Tuesday, 15 July 2008

Freedom Writers

Eclectic it may be, but my Blog has never discussed movies until now. I don't watch many films, to be honest. However, I have watched a couple recently. And on Sky last night, I watched Freedom Writers.

I had never heard of the film, but I was absolutely captivated. Not only is it an excellent film, but it is based on the story of a truly amazing teacher, Erin Gruwell.

Miss G, as she is referred to throughout, gets a job as an English teacher at a very socially mixed school in California. The affluent white kids have nice, peaceful classes. They are expected to succeed and they do. The poor black, Cambodian and Latino kids are herded into chaotic classes where no one expects to learn and no one does. The behaviour is shocking. And she turns them around. The catalyst for change was the discovery of a racist caricature which one of the Latino kids had drawn of one of the black kids. Miss G tells them that this was the sort of propaganda which led to the Holocaust.

Upon learning that only one student had actually heard of the Holocaust, Miss G makes radical changes to what they are learning. In comes Anne Frank's Diary; students getting to meet Holocaust survivors and experiencing multi-sensory approaches to learning and teaching. This class of no-hopers see their grades improve massively and they come to love the teacher who had turned their lives around.

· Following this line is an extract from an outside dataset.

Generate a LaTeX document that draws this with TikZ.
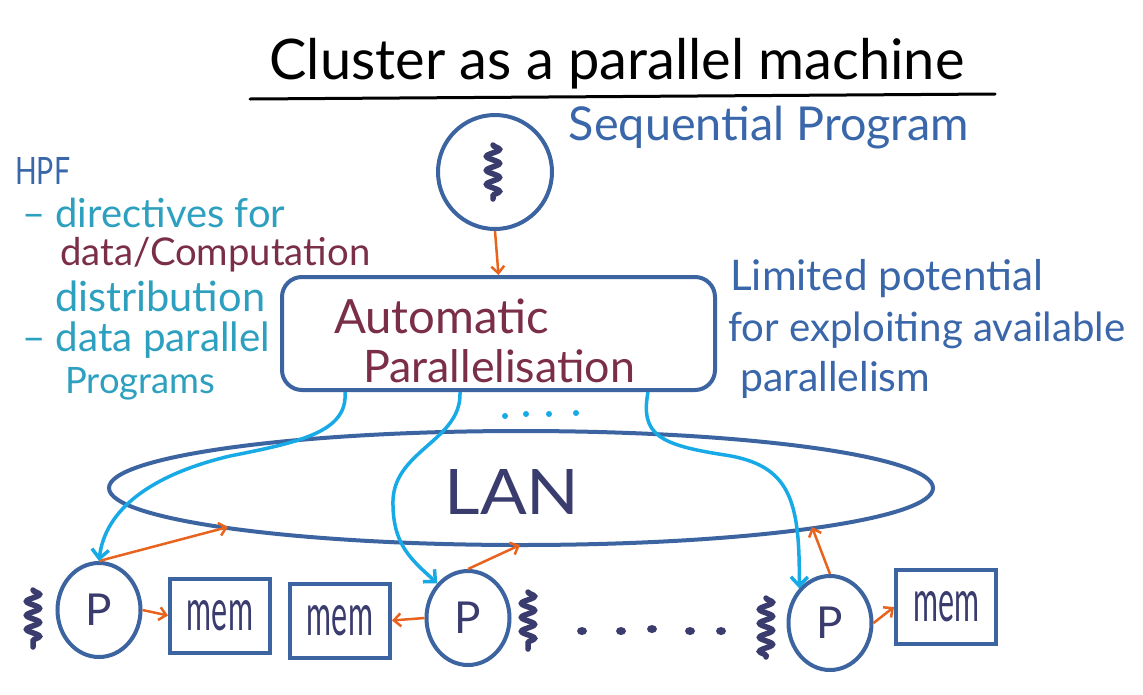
\documentclass[tikz,border=0pt]{standalone}
\usepackage{fontspec}
\setmainfont{Lato}
\usetikzlibrary{arrows.meta,decorations.pathmorphing,shapes.geometric}
\definecolor{lineblue}{HTML}{3C64A0}
\definecolor{txtblue}{HTML}{3A66AA}
\definecolor{tealc}{HTML}{2DA0C0}
\definecolor{maroonc}{HTML}{7A2E48}
\definecolor{navyc}{HTML}{3A3C6E}
\definecolor{orangec}{HTML}{E8641E}
\definecolor{cyanc}{HTML}{18AAE6}
\newcommand{\fw}[2]{\resizebox{#1}{!}{\fontsize{20}{24}\selectfont #2}}
\newcommand{\fwh}[3]{\resizebox{#1}{#2}{\fontsize{20}{24}\selectfont #3}}
\begin{document}
\begin{tikzpicture}[x=1pt,y=-1pt,
  outl/.style={draw=lineblue, line width=4pt},
  oarr/.style={draw=orangec, line width=2.5pt, -{Straight Barb[length=7pt,width=13pt]}},
  carr/.style={draw=cyanc, line width=3.5pt, -{Straight Barb[length=9pt,width=17pt]}},
  squig/.style={draw=navyc, line width=5.5pt, line cap=round, decorate, decoration={snake, amplitude=6.5pt, segment length=14pt}},
  txt/.style={inner sep=0pt, anchor=west},
  proc/.style={ellipse, outl, minimum width=83pt, minimum height=94pt, inner sep=0pt, text=navyc, font=\fontsize{44}{44}\selectfont},
  memb/.style={rectangle, outl, minimum width=100pt, minimum height=74pt, inner sep=0pt, text=navyc}
]
\useasboundingbox[fill=white] (0,0) rectangle (1143,694);

% title
\node[inner sep=0pt, text=black] (title) at (617,64) {\fw{695pt}{Cluster as a parallel machine}};
\draw[black, line width=3pt, line cap=round] (250,99) -- (995,94);

% sequential program
\node[circle, outl, minimum size=114pt, inner sep=0pt] (seq) at (495,172) {};
\draw[squig] (493,145) -- (493,199);
\node[inner sep=0pt, text=txtblue] (seqlab) at (769,128) {\fw{400pt}{Sequential Program}};

% automatic parallelisation box
\node[rounded corners=20pt, outl, minimum width=433pt, minimum height=113pt] (auto) at (498.5,333.5) {};
\node[txt, text=maroonc] (a1) at (334,316) {\fw{215pt}{Automatic}};
\node[txt, text=maroonc] (a2) at (363,366) {\fw{272pt}{Parallelisation}};
\draw[oarr] (seq.south) -- (auto.north);

% left notes
\node[txt, text=txtblue] (hpf) at (15,171) {\fwh{55pt}{27pt}{HPF}};
\node[txt, text=tealc] (l1) at (22,213) {\fw{263pt}{– directives for}};
\node[txt, text=maroonc] (l2) at (60,255) {\fw{310pt}{data/Computation}};
\node[txt, text=tealc] (l3) at (55,296) {\fw{210pt}{distribution}};
\node[txt, text=tealc] (l4) at (22,340) {\fw{248pt}{– data parallel}};
\node[txt, text=tealc] (l5) at (65,384) {\fw{150pt}{Programs}};

% right notes
\node[txt, text=txtblue] (r1) at (730,279) {\fw{313pt}{Limited potential}};
\node[txt, text=txtblue] (r2) at (728,330) {\fw{397pt}{for exploiting available}};
\node[txt, text=txtblue] (r3) at (740,380) {\fw{190pt}{parallelism}};

% LAN
\node[ellipse, outl, minimum width=824pt, minimum height=114pt, inner sep=0pt] (lan) at (521,488) {};
\node[inner sep=0pt, text=navyc] (lanlab) at (512,492) {\fwh{135pt}{45pt}{LAN}};

% processors and memories
\node[proc] (p1) at (99,610) {P};
\node[memb] (m1) at (220,615.5) {\fwh{66pt}{30pt}{mem}};
\node[memb] (m2) at (340,620.5) {\fwh{66pt}{30pt}{mem}};
\node[proc] (p2) at (468,618) {P};
\node[proc] (p3) at (830,623) {P};
\node[memb] (m3) at (946,607) {\fwh{66pt}{30pt}{mem}};

\draw[squig] (33,590) -- (33,647);
\draw[squig] (528,592) -- (528,649);
\draw[squig] (766,598) -- (766,657);

% dots
\foreach \x/\y in {505/416,526/414,549/414,576/413}
  \fill[cyanc] (\x,\y) circle (3pt);
\foreach \x/\y in {582/631,621/631,652/629,690/631,721/631}
  \fill[navyc] (\x,\y) ellipse (5pt and 4pt);

% orange connectors
\coordinate (e1) at (228,527);
\coordinate (e2) at (520,545);
\coordinate (e3) at (812,527);
\draw[oarr] (p1.east) -- (m1.west);
\draw[oarr] (p2.west) -- (m2.east);
\draw[oarr] (p3.east) -- (m3.west);
\draw[oarr] (p1.north) -- (e1);
\draw[oarr] (p2.north) -- (e2);
\draw[oarr] (p3.north) -- (e3);

% cyan distribution arrows
\coordinate (s1) at (345,392);
\coordinate (s2) at (460,392);
\coordinate (s3) at (648,392);
\draw[carr] (s1) .. controls (348,432) and (300,442) .. (230,456) .. controls (150,475) and (105,510) .. (p1.north);
\draw[carr] (s2) .. controls (462,440) and (395,450) .. (393,500) .. controls (392,545) and (412,560) .. (p2.north west);
\draw[carr] (s3) .. controls (640,435) and (660,445) .. (725,455) .. controls (790,465) and (800,500) .. (p3.north west);
\end{tikzpicture}
\end{document}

The political differences between the UK and US are very obvious. Googling responses to the film reveals that Republican rednecks regard it as Commie propaganda to undermine decent, God-fearing white folks. In British terms, Erin Gruwell's approach reflects Conservative values: encouraging self-respect, self-control and self-help; private fundraising; encouraging people to take responsibility for their own actions; the value of individual ideas against heartless bureaucracy; encouraging poor kids to aspire to something better, rather than waiting for hand-outs.

The similarities in education are striking, however. Kids being written off because of their backgrounds; indisciplined classrooms where learning becomes impossible; teachers set in their ways feeling threatened by, and completely failing to understand, someone with new ideas and a bit of charisma; jealousy towards a teacher who fails to conform and who dares to make a difference.

Miss G is to a large extent the teacher that I would like to be. I might even buy a set of her books for my own low-ability classes. Hopefully, I would fare better than Connie Heermann.


Anonymous said...

you should forward this post to the freedom writer foundation. I know that they would love to hear from you and would give you a discount on some books as they usually do for teachers. Not only that but they run workshops for teachers all over the US for FREE! although your in the UK there might be some way you can get to a workshop. You should def. check it out!
your FW friend.

Didactophobe said...

Thanks for the message. I have seen their website and will check it out.